In the fast-moving world of crypto trading, you don’t always need big swings to make money. Even small, consistent profits like 1–2% per trade can grow your portfolio quickly—especially when compounded. The key? Ride the waves. This strategy is simple, low-risk (if done carefully), and perfect for small accounts.
What is Wave Riding?
Crypto prices move in waves — up and down all day long. Instead of guessing long-term trends, this strategy focuses on catching short upward movements (mini pumps) on coins that are already in an uptrend.
You don’t need to predict the bottom or top - just jump in and out while the wave is rising.
The Strategy (Step-by-Step)
The idea behind wave riding is simple: instead of trying to predict long-term trends or catch major pumps, you just look for coins that are already moving upward. Prices in crypto always move in waves—up and down—and if you can spot a coin in an active uptrend, you can ride the smaller “waves” within that trend for quick profits. You don’t have to catch the bottom or sell at the top. You just enter during a small dip and exit with a small gain.

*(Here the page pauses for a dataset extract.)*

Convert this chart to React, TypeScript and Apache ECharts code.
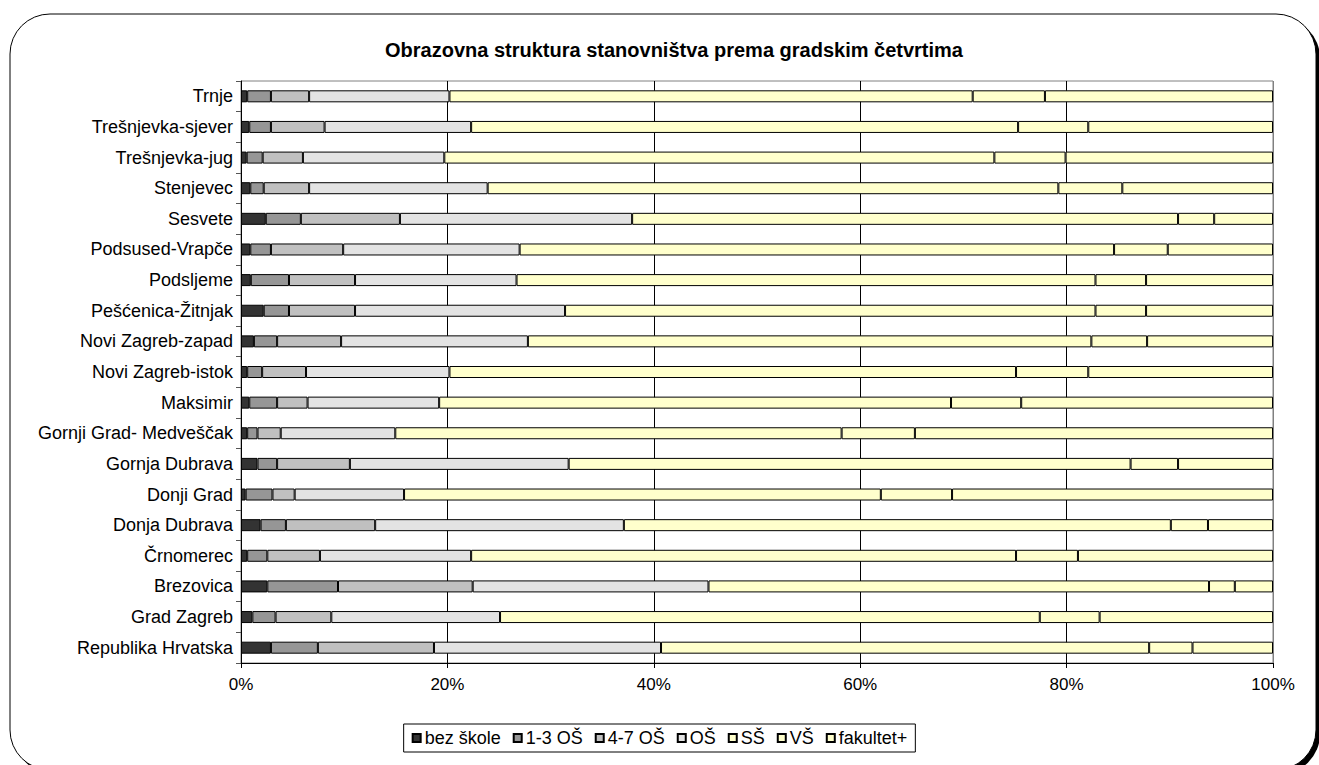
import React, { useEffect, useRef } from "react";
import * as echarts from "echarts";

const categories = [
  "Trnje",
  "Trešnjevka-sjever",
  "Trešnjevka-jug",
  "Stenjevec",
  "Sesvete",
  "Podsused-Vrapče",
  "Podsljeme",
  "Pešćenica-Žitnjak",
  "Novi Zagreb-zapad",
  "Novi Zagreb-istok",
  "Maksimir",
  "Gornji Grad- Medveščak",
  "Gornja Dubrava",
  "Donji Grad",
  "Donja Dubrava",
  "Črnomerec",
  "Brezovica",
  "Grad Zagreb",
  "Republika Hrvatska",
];

const seriesNames = ["bez škole", "1-3 OŠ", "4-7 OŠ", "OŠ", "SŠ", "VŠ", "fakultet+"];

const bezSkole = [0.6, 0.8, 0.55, 0.9, 2.4, 0.9, 0.95, 2.2, 1.25, 0.6, 0.8, 0.6, 1.6, 0.45, 1.9, 0.6, 2.55, 1.1, 2.9];
const os13 = [2.3, 2.1, 1.55, 1.3, 3.4, 2.0, 3.7, 2.45, 2.25, 1.45, 2.7, 1.0, 1.9, 2.6, 2.45, 1.95, 6.85, 2.25, 4.55];
const os47 = [3.7, 5.2, 3.9, 4.4, 9.6, 7.0, 6.4, 6.4, 6.2, 4.25, 2.95, 2.25, 7.05, 2.15, 8.65, 5.1, 13.05, 5.4, 11.25];
const osnovna = [13.6, 14.2, 13.7, 17.3, 22.5, 17.1, 15.65, 20.35, 18.1, 13.9, 12.75, 11.1, 21.2, 10.6, 24.1, 14.65, 22.85, 16.35, 22.0];
const srednja = [50.7, 53.0, 53.3, 55.3, 52.9, 57.6, 56.1, 51.4, 54.6, 54.9, 49.6, 43.25, 54.45, 46.2, 53.0, 52.8, 48.5, 52.3, 47.3];
const visa = [7.0, 6.8, 6.9, 6.2, 3.5, 5.2, 4.9, 4.9, 5.4, 7.0, 6.8, 7.1, 4.6, 6.9, 3.6, 6.0, 2.5, 5.8, 4.2];
const fakultet = [22.1, 17.9, 20.1, 14.6, 5.7, 10.2, 12.3, 12.3, 12.2, 17.9, 24.4, 34.7, 9.2, 31.1, 6.3, 18.9, 3.7, 16.8, 7.8];

const xTicks = [0, 20, 40, 60, 80, 100];

const seriesData = [bezSkole, os13, os47, osnovna, srednja, visa, fakultet];
const seriesColors = ["#333333", "#969696", "#c0c0c0", "#e3e3e3", "#ffffcc", "#ffffcc", "#ffffcc"];

const FONT = "'Liberation Sans', Arial, sans-serif";

export default function App() {
  const ref = useRef<HTMLDivElement>(null);
  useEffect(() => {
    if (!ref.current) return;
    const chart = echarts.init(ref.current, null, { renderer: "svg" });
    chart.setOption({
      animation: false,
      backgroundColor: "#ffffff",
      graphic: [
        {
          type: "rect",
          z: -10,
          silent: true,
          shape: { x: 14, y: 18, width: 1306, height: 756, r: 40 },
          style: { fill: "#000000" },
        },
        {
          type: "rect",
          z: -9,
          silent: true,
          shape: { x: 10, y: 14, width: 1306, height: 756, r: 40 },
          style: { fill: "#ffffff", stroke: "#000000", lineWidth: 1 },
        },
      ],
      title: {
        text: "Obrazovna struktura stanovništva prema gradskim četvrtima",
        left: 669,
        textAlign: "center",
        top: 35,
        textStyle: { fontFamily: FONT, fontSize: 20, fontWeight: "bold", color: "#000" },
      },
      legend: {
        data: seriesNames,
        icon: "rect",
        left: "center",
        top: 724,
        orient: "horizontal",
        itemWidth: 8,
        itemHeight: 8,
        itemGap: 12,
        borderColor: "#000",
        borderWidth: 1,
        padding: [5, 8, 5, 8],
        backgroundColor: "#fff",
        textStyle: { fontFamily: FONT, fontSize: 18, color: "#000", padding: [0, 0, 0, -1] },
      },
      grid: {
        left: 241,
        right: 46,
        top: 81,
        bottom: 102,
        show: true,
        borderColor: "#808080",
        borderWidth: 1,
        backgroundColor: "#fff",
      },
      xAxis: {
        type: "value",
        min: 0,
        max: 100,
        interval: 20,
        axisLine: { show: true, lineStyle: { color: "#000", width: 1 } },
        axisTick: { show: true, length: 5, lineStyle: { color: "#000" } },
        axisLabel: {
          formatter: (v: number) => (xTicks.includes(v) ? v + "%" : ""),
          fontFamily: FONT,
          fontSize: 17,
          color: "#000",
          margin: 13,
        },
        splitLine: {
          show: true,
          lineStyle: { color: ["#000", "#000", "#000", "#000", "#000", "#808080"], width: 1 },
        },
      },
      yAxis: {
        type: "category",
        data: categories,
        inverse: true,
        axisLine: { show: true, lineStyle: { color: "#000", width: 1 } },
        axisTick: { show: true, length: 5, lineStyle: { color: "#555" } },
        axisLabel: { fontFamily: FONT, fontSize: 18, color: "#000", margin: 8 },
        splitLine: { show: false },
      },
      series: seriesNames.map((name, i) => ({
        name,
        type: "bar",
        stack: "total",
        barWidth: 12,
        data: seriesData[i],
        itemStyle: { color: seriesColors[i], borderColor: "#000", borderWidth: 1 },
      })),
    });
    return () => chart.dispose();
  }, []);
  return (
    <div
      ref={ref}
      style={{ position: "absolute", left: 0, top: 0, width: 1319, height: 765 }}
    />
  );
}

Analyze the Chart (1m / 5m timeframe)
To use this strategy, start by scanning the market on Binance. Check the “Top Gainers” list to find coins that are already showing strong upward momentum—usually those up by 3% to 10% in the last hour or two. Once you find a promising coin, open its chart on the 1-minute or 5-minute timeframe. Look for signs of a healthy uptrend, like higher highs and higher lows. Avoid coins that just experienced a massive pump, because those often crash soon after.
Enter on a Small Dip
When you’ve identified a good candidate, wait for a small dip—a short red candle or pullback. This is your opportunity to enter the trade. Once you’re in, set a clear profit target of 1–2%. As soon as your target is hit, exit the trade. The key here is discipline. Don’t get greedy and hope for more. Take the small win and move on.
Exit Fast
It’s also critical to use a stop-loss, usually around 0.5% to 1% below your entry point. This protects your capital in case the trade goes against you. Even with occasional losses, consistent small gains will outweigh the setbacks if you stick to the plan.
For example, let’s say you notice $PEPE is up 6% in the last hour. You open the chart and see it’s forming a strong uptrend with small dips along the way. You buy during a red candle and it jumps 1.8% in the next few minutes. You sell, take your profit, and that’s it. No stress, no chasing moonshots—just consistent growth.